At work I get the pleasure of being able to have direct discussions with remarkably smart people. How are our conversations different from normal conversations, say with acquaintances? They appear to be oriented towards truth finding rather than opinion sermoning.

It takes a degree of humility to say that you don’t know the answer to something. Certainly if I look over my social media today, the people who are most confident in what they believe tend not to be the brightest, or the most knowledgeable. They display the classic Dunning-Kruger effect.

If one looks closely at lunar dust, one finds that it is far more jagged than anything one can find on earth - the moon has no atmosphere, no flowing water, so it has nothing to erode the sharp edges away. Perhaps the same effect is happening here; the sharpest opinions have no softening, no blunting, because they no longer run into the obstacles they once did.

Throughout history, we can see examples of places where people could sit together and speak frankly - that is to say, they could speak honestly without the fear of repercussions, and get feedback. Paris had its salons, Martha Washington hosted gatherings of noted politicians, even Einstein had a small group of people with whom he could hash out ideas.

There are a couple of factors that appear to define success for these discussion groups:

  1. lack of judgment - people were allowed to discuss the topic at hand without worrying about whether the people in the room would judge them for the opinion they were espousing.

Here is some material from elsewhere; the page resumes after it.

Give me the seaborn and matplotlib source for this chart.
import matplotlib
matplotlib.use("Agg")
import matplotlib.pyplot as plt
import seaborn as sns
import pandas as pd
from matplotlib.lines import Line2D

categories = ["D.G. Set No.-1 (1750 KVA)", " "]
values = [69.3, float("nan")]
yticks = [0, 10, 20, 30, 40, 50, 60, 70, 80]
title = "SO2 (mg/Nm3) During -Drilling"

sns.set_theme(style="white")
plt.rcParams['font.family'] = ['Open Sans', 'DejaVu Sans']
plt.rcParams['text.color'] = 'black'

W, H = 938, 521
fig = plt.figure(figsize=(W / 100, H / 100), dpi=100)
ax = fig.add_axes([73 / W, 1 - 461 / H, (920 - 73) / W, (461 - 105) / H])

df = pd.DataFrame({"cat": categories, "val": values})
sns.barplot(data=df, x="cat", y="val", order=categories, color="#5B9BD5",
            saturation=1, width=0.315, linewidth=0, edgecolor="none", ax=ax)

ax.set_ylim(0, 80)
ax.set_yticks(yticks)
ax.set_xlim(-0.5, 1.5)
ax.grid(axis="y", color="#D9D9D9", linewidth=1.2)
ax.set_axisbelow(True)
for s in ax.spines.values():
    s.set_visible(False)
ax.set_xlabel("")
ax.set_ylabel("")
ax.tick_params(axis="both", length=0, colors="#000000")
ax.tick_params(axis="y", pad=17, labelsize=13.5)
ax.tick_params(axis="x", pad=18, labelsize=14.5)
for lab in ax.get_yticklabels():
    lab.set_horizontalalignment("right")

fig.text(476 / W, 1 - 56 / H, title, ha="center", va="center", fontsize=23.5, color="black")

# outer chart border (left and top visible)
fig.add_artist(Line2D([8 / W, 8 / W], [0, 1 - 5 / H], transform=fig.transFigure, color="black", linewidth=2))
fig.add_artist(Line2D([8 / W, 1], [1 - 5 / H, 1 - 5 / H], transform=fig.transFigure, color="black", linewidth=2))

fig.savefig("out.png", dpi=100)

The focus was to find what was true, not to say what was politically correct or convenient. One could comfortably espouse whatever belief one had, or even a devil’s advocate position, without worrying about getting tarred and feathered.
  2. the ability to change one’s mind - because the goal was to find the truth (and not just “debate”) it would be not only acceptable, but spectacular, to argue one side and eventually get convinced of the other side.

My contention is that there is no place on the internet where such discussion groups can be easily found.

Increasingly, I find a tremendous amount of hassle in current online discussions. I don’t have particularly controversial beliefs (though I suppose everyone believes this), and yet I have to be extraordinarily careful in how I phrase things to make sure it can’t be misinterpreted, taken out of context, etc. The inertia to maintain perfect political correctness is enough that it’s usually easier not to say anything at all.

More importantly, the most radical sides of any particular debate do not have qualms about being perceived as -ist or -ian and therefore speak all the more loudly. And since one can’t engage with them in an effective way, others who are less perceptive read the more radical perspectives and begin to believe it, so it propagates…

You’ll notice that I don’t actually reference a specific issue here. I don’t have to. You already think you know what I’m referring to, don’t you? I can promise you that I’m not talking about any issue specifically - I’m simply abstracting up a level so that we can engage on the meta point (a trick I learned from Paul Graham, here).

I suspect there may be a solution, in software. There are a few well established ways of allowing for open ideas in an online community (anonymity, deleting postings after a certain window of time) and also forcing some degree of civility (talking to your real life friends). The question is whether the two can be hybridized to build a trusting, open atmosphere.